On Wednesday 2019-11-06 11:40 UTC Engineering team received a warning regarding FIND Cluster EMEA01. Immediately upon receiving the alert trouble shooting started and identified high JAVA Heap memory consumption and failing garbage collects. When this happens the cluster master evicts those nodes from the cluster and mark them as failed. The default behavior is then to re-distribute the data over the remaining nodes this caused the memory issue to be moved to another node and the same scenario replayed itself on the other nodes until no nodes where left in the cluster and a full cluster restart is initiated. Service was restored at 13:55 UTC on November 6th, 2019.
November 6th, 2019
11:40 UTC – Warning alert triggered and acknowledged within 1 minute.
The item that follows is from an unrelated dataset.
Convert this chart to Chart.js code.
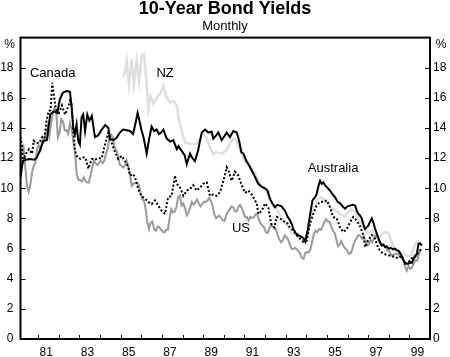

Investigation initiated immediately on the specific alerting Find Cluster, EMEA01.
11:45 UTC – Series of node restarts due to high memory utilization and garbage collect failures as initial mitigation action.
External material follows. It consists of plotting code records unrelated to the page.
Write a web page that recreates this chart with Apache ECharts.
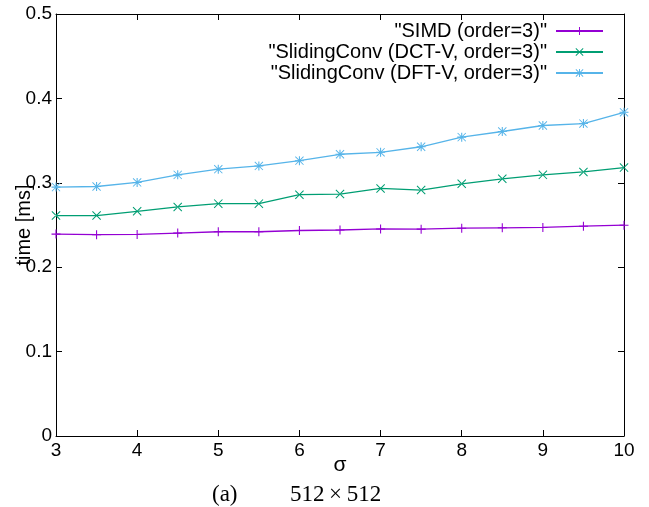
<!DOCTYPE html>
<html>
<head>
<meta charset="utf-8">
<script src="https://cdn.jsdelivr.net/npm/echarts@6/dist/echarts.min.js"></script>
<style>
  html, body { margin: 0; padding: 0; background: #fff; }
  #chart { width: 649px; height: 507px; }
</style>
</head>
<body>
<div id="chart"></div>
<script>
// sigma values on the x axis
const sigma = [3, 3.5, 4, 4.5, 5, 5.5, 6, 6.5, 7, 7.5, 8, 8.5, 9, 9.5, 10];

// time [ms]
const simd = [0.2392, 0.2385, 0.2388, 0.2404, 0.2420, 0.2420, 0.2435, 0.2441,
              0.2453, 0.2451, 0.2462, 0.2467, 0.2471, 0.2486, 0.2498];
const dctV = [0.2612, 0.2612, 0.2662, 0.2714, 0.2753, 0.2753, 0.2859, 0.2867,
              0.2933, 0.2914, 0.2988, 0.3047, 0.3094, 0.3129, 0.3180];
const dftV = [0.2949, 0.2956, 0.3004, 0.3094, 0.3161, 0.3200, 0.3262, 0.3338,
              0.3361, 0.3427, 0.3541, 0.3608, 0.3679, 0.3702, 0.3835];

const seriesNames = ['"SIMD (order=3)"', '"SlidingConv (DCT-V, order=3)"', '"SlidingConv (DFT-V, order=3)"'];
const colors = ['#9400d3', '#009e73', '#56b4e9'];

// gnuplot-like point shapes: +, x, *
const plusPath = 'path://M0,4.4H10V5.6H0Z M4.4,0H5.6V10H4.4Z';
const crossPath = 'path://M0,0.8L0.8,0L10,9.2L9.2,10Z M10,0.8L9.2,0L0,9.2L0.8,10Z';
const starPath = 'path://M0,4.4H10V5.6H0Z M4.4,0H5.6V10H4.4Z M0.8,0.1L9.9,9.2L9.2,9.9L0.1,0.8Z M9.2,0.1L9.9,0.8L0.8,9.9L0.1,9.2Z';
const symbols = [plusPath, crossPath, starPath];

function pairs(xs, ys) {
  return xs.map((x, i) => [x, ys[i]]);
}

const chart = echarts.init(document.getElementById('chart'));

const font = 'Liberation Sans, Arial, sans-serif';
const axisLine = { show: true, onZero: false, lineStyle: { color: '#000', width: 1 } };
const tick = { show: true, inside: true, length: 6, lineStyle: { color: '#000' } };

const options = {
  animation: false,
  backgroundColor: '#fff',
  grid: { left: 56, right: 25, top: 14, bottom: 71, containLabel: false, outerBoundsMode: 'none' },
  legend: {
    orient: 'vertical',
    align: 'right',
    right: 40,
    top: 16,
    itemWidth: 47,
    itemHeight: 10,
    itemGap: 1,
    textStyle: { fontFamily: font, fontSize: 20, color: '#000', padding: [0, 4, 0, 0] },
    data: seriesNames
  },
  graphic: [
    { type: 'text', left: 212, top: 483, style: { text: '(a)', font: '23px "Liberation Serif", serif', fill: '#000' } },
    { type: 'text', left: 290, top: 483, style: { text: '512\u2009×\u2009512', font: '23px "Liberation Serif", serif', fill: '#000' } }
  ],
  xAxis: [
    {
      type: 'value', min: 3, max: 10, interval: 1,
      name: 'σ', nameLocation: 'middle', nameGap: 19, nameMoveOverlap: false,
      nameTextStyle: { fontFamily: font, fontSize: 21, color: '#000' },
      axisLine: axisLine,
      axisTick: tick,
      axisLabel: { fontFamily: font, fontSize: 19, color: '#000', margin: 5 },
      splitLine: { show: false }
    },
    {
      type: 'value', position: 'top', min: 3, max: 10, interval: 1,
      axisLine: axisLine,
      axisTick: tick,
      axisLabel: { show: false },
      splitLine: { show: false }
    }
  ],
  yAxis: [
    {
      type: 'value', min: 0, max: 0.5, interval: 0.1,
      name: 'time [ms]', nameLocation: 'middle', nameGap: 22, nameMoveOverlap: false,
      nameTextStyle: { fontFamily: font, fontSize: 20, color: '#000' },
      axisLine: axisLine,
      axisTick: tick,
      axisLabel: { fontFamily: font, fontSize: 19, color: '#000', margin: 4 },
      splitLine: { show: false }
    },
    {
      type: 'value', position: 'right', min: 0, max: 0.5, interval: 0.1,
      axisLine: axisLine,
      axisTick: tick,
      axisLabel: { show: false },
      splitLine: { show: false }
    }
  ],
  series: [simd, dctV, dftV].map((vals, i) => ({
    name: seriesNames[i],
    type: 'line',
    xAxisIndex: 0,
    yAxisIndex: 0,
    data: pairs(sigma, vals),
    symbol: symbols[i],
    symbolSize: 9,
    showAllSymbol: true,
    color: colors[i],
    lineStyle: { color: colors[i], width: 1.3 },
    itemStyle: { color: colors[i] }
  }))
};

chart.setOption(options);
</script>
</body>
</html>
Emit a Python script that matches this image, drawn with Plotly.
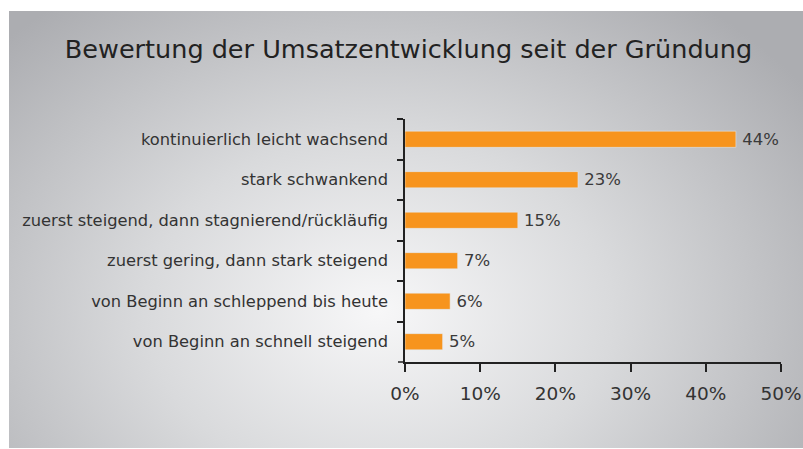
import base64
import plotly.graph_objects as go

categories = [
    "kontinuierlich leicht wachsend",
    "stark schwankend",
    "zuerst steigend, dann stagnierend/rückläufig",
    "zuerst gering, dann stark steigend",
    "von Beginn an schleppend bis heute",
    "von Beginn an schnell steigend",
]
values = [44, 23, 15, 7, 6, 5]
tick_vals = [0, 10, 20, 30, 40, 50]
tick_text = ["0%", "10%", "20%", "30%", "40%", "50%"]

W, H = 803, 449
L, R, T, B = 405, 22, 119, 87
pw, ph = W - L - R, H - T - B
FONT = "DejaVu Sans"

svg = (
    '<svg xmlns="http://www.w3.org/2000/svg" width="794" height="437" viewBox="0 0 794 437" preserveAspectRatio="none">'
    '<defs><radialGradient id="g" gradientUnits="userSpaceOnUse" cx="370" cy="300" r="520" '
    'gradientTransform="translate(370 300) scale(1 0.75) translate(-370 -300)">'
    '<stop offset="0" stop-color="#f7f7f8"/>'
    '<stop offset="0.45" stop-color="#d9dadc"/>'
    '<stop offset="1" stop-color="#acadb1"/>'
    '</radialGradient></defs>'
    '<rect width="794" height="437" fill="url(#g)"/></svg>'
)
src = "data:image/svg+xml;base64," + base64.b64encode(svg.encode()).decode()

fig = go.Figure(
    go.Bar(
        x=values,
        y=categories,
        orientation="h",
        marker_color="#f7941d",
        width=0.4,
        text=[f"\u2009{v}%" for v in values],
        textposition="outside",
        constraintext="none",
        textfont=dict(size=16.5, color="#3a3a3a", family=FONT),
        cliponaxis=False,
    )
)

fig.add_layout_image(
    dict(
        source=src,
        xref="paper", yref="paper",
        x=(9 - L) / pw, y=(T + ph - 11) / ph,
        sizex=794 / pw, sizey=437 / ph,
        xanchor="left", yanchor="top",
        sizing="stretch", layer="below",
    )
)

fig.add_shape(
    type="line", xref="paper", yref="paper",
    x0=-7 / pw, x1=0, y0=0, y1=0,
    line=dict(color="#222", width=1.5),
)

fig.update_layout(
    width=W, height=H,
    margin=dict(l=L, r=R, t=T, b=B),
    paper_bgcolor="white",
    plot_bgcolor="rgba(0,0,0,0)",
    showlegend=False,
    title=dict(
        text="Bewertung der Umsatzentwicklung seit der Gründung",
        x=408.5 / W, xanchor="center",
        y=1 - 49 / H, yanchor="middle",
        font=dict(size=25.5, color="#222", family=FONT),
    ),
    xaxis=dict(
        range=[0, 50],
        automargin=False,
        tickvals=tick_vals, ticktext=tick_text,
        showgrid=False, zeroline=False,
        showline=True, linecolor="#222", linewidth=1.5,
        ticks="outside", ticklen=8, tickcolor="#222", tickwidth=1.5,
        ticklabelstandoff=6,
        tickfont=dict(size=18.5, color="#333", family=FONT),
    ),
    yaxis=dict(
        autorange="reversed",
        automargin=False,
        showgrid=False, zeroline=False,
        showline=True, linecolor="#222", linewidth=1.5,
        ticks="outside", ticklen=6, tickcolor="#222", tickwidth=1.5,
        tickson="boundaries",
        ticklabelstandoff=12,
        tickfont=dict(size=16.3, color="#333", family=FONT),
    ),
)

fig.write_html(
    "out.html",
    config={"displayModeBar": False},
    post_script="document.body.style.margin='0';document.body.style.padding='0';",
)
13:29 UTC – Critical alert triggered.
13:30 UTC – Full cluster restart was initiated.
13:31 UTC – STATUSPAGE updated.
13:55 UTC – Service operational and critical alert resolved.
November 7th, 2019
16:49 UTC - Root cause identified and action plan initiated.
The cause of this incident was due to a synonym handling job suffering from a run-away scenario which resulted in resource starvation.
During the event requests to this FIND cluster would have seen network timeouts (5xx-errors) or slow response times when trying to connect.
Short-term mitigation
Engineering team performed node restarts to recover service as soon as possible.
Long term mitigation
This issue has been registered as a bug.
We sincerely apologize for the impact to affected customers. Customer experience is of high priority for us, and we have a strong commitment to delivering high availability for our services. We will do everything we can to learn from the event to avoid a recurrence in the future.